I'm looking to put together a small system for our living room to play vinyl on. I found a Dual 505 turntable with Ortofon cartridge for $125. Is this a decent turntable and a reasonable price? Anything to look out for when buying a used turntable? Really trying to pick up a decent turntable for under $200-250 which I know is really scraping the bottom of price which is why I'm looking at used gear. Also any suggestions for good, used amps and speakers to keep an eye out for?
I started with Dual TT model 1212 and was quite happy with it. I sold it and got a 1218, but do not use it now for LPs (needs cleaning and lube). I do use another one 1215 for the 78 RPM records. These Duals I have are idler-wheel driven. The 505 only has 33-1/3 and 45 RPM and is belt-driven.
In my opinion, the Dual is a good beginning, if it's in good operating condition. Some of these are several decades old and may need service to be running in top shape. Usually the lubricants are dried and need cleaning and re-lube. Next thing is the belt. It may be stretched and does not give enough torque.
Look to see if the arm lift has a working damping mechanism that slowly lowers the arm. Make sure the arm moves with very little friction. You can set the tracking force and anti-skate to zero, balance the arm (it will float horizontally), and it will move across and above the platter toward the spindle when you blow sideways on the headshell.
Of course, the cables must be working well without causing a hum. This checks that the tonearm wiring is working too.
Check out the history or specs on the Ortofon (tracking force, alignment, etc.). Especially check the condition of the stylus. Make sure it's not worn out or you will damage the LPs. The amp must have a RIAA equalized phono input to work with the magnetic cartridges, assuming the Ortofon is of that type.
You can look at this site for parts if needed: http://turntableexperts.com/. I've bought parts from them before.
If you want to spend a little more, you could check out the Rega, VPI, and see if there are any in your price range.
There are lots of used gear for amps and speakers on sites like Audiogon or eBay.
I have had 3 different Dual turntables over 10 years or so, and I thought they were good at the time. I was very ignorant on the subject then, however.
When I went to a Harmon-Kardon T60 turntable ($500) in 1981, that was a very large improvement. It functioned well until 2008, when the main bearing went south on me.
I then purchased a Music Hall MMF-2.2, which was a noticeable sonic improvement over the Harmon-Kardon.

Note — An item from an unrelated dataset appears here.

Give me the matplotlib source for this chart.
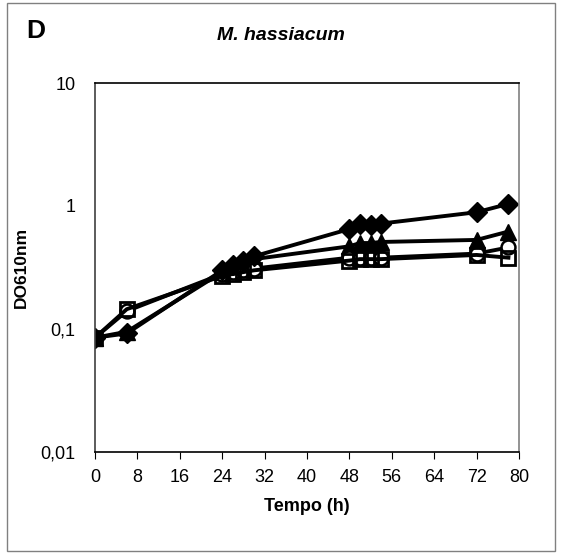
import numpy as np
import matplotlib.pyplot as plt
from matplotlib.patches import Rectangle

plt.rcParams['font.family'] = ['Liberation Sans', 'DejaVu Sans']

# tempo (h)
t = [0, 6, 24, 26, 28, 30, 48, 50, 52, 54, 72, 78]

# DO610nm por curva
losango = [0.085, 0.092, 0.30, 0.33, 0.36, 0.39, 0.65, 0.72, 0.70, 0.72, 0.89, 1.04]
triangulo = [0.085, 0.095, 0.29, 0.31, 0.34, 0.37, 0.47, 0.50, 0.50, 0.51, 0.53, 0.62]
quadrado = [0.085, 0.145, 0.27, 0.28, 0.29, 0.30, 0.36, 0.37, 0.37, 0.37, 0.40, 0.38]
circulo = [0.085, 0.14, 0.28, 0.29, 0.30, 0.31, 0.38, 0.38, 0.38, 0.38, 0.41, 0.46]

xticks = [0, 8, 16, 24, 32, 40, 48, 56, 64, 72, 80]
yticks = [0.01, 0.1, 1, 10]
ylabels = ['0,01', '0,1', '1', '10']

fig = plt.figure(figsize=(5.61, 5.54), dpi=100)
ax = fig.add_axes([95/561, 1 - 452/554, 424/561, 369/554])

lw = 2.8
ax.plot(t, triangulo, '^-', color='black', lw=lw, ms=11, mfc='black', mec='black')
ax.plot(t, circulo, 'o-', color='black', lw=lw, ms=10, mfc='white', mec='black', mew=1.8)
ax.plot(t, quadrado, 's-', color='black', lw=lw, ms=10.5, mfc='none', mec='black', mew=2)
ax.plot(t, losango, 'D-', color='black', lw=lw, ms=10, mfc='black', mec='black')

ax.set_yscale('log')
ax.set_ylim(0.01, 10)
ax.set_xlim(0, 80)
ax.set_yticks(yticks)
ax.set_yticklabels(ylabels)
ax.minorticks_off()
ax.set_xticks(xticks)
ax.tick_params(axis='y', length=0, pad=14, labelsize=13)
ax.tick_params(axis='x', length=5, direction='out', pad=7, labelsize=13)

for s in ['top', 'bottom']:
    ax.spines[s].set_color('black')
ax.spines['left'].set_color('#404040')
ax.spines['right'].set_color('#808080')
for s in ax.spines.values():
    s.set_linewidth(1.2)

ax.set_xlabel('Tempo (h)', fontsize=13, fontweight='bold', labelpad=9)
ax.set_ylabel('DO610nm', fontsize=12.5, fontweight='bold', labelpad=8)

fig.text(281/561, 1 - 36/554, 'M. hassiacum', fontsize=14, fontweight='bold',
         style='italic', ha='center', va='center')
fig.text(26/561, 1 - 31/554, 'D', fontsize=19, fontweight='bold', ha='left', va='center')

fig.patches.append(Rectangle((7/561, 3/554), 548/561, 548/554, transform=fig.transFigure,
                             fill=False, edgecolor='#808080', lw=1))

fig.savefig('out.png', dpi=100)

I could not recommend a Dual turntable, because they were never very good new compared to what you can get now pretty cheap new, and besides the odds of finding one that isn't worn out in all the wrong places is very poor. Your records could wear excessively.
I recommend that you get the Thorens TD-158 from Audio Advisor for $199. You will get a brand-new turntable that is probably better than any Dual ever was when it was new. The technology has come a long way in 30 years, in the sense that pretty good technology has trickled down to low price levels.
Another possibility to consider is the Thorens TD-170EV, which is currently marked down from $650 to $299, and in addition to the very good turntable there is a built-in phono preamp. If you don't already have a phono preamp, that could be a good way to go.
A worn-out turntable can be hard on your records, and once they are damaged they are damaged.
P.S.- I have a Cambridge 340A amplifier that is very nice (like new) and would be a good deal for you; $220. You can check it out on the Cambridge website in the archive section.
Good advice. I am not familiar with the new Thorens line. But at the prices you wrote, I'd more than agree to check those out instead of fixing a Dual, as good as they were back then. Heck, I'd even may want one. I do remember the Thorens of the late '60s, which was highly regarded. I think it was a 125.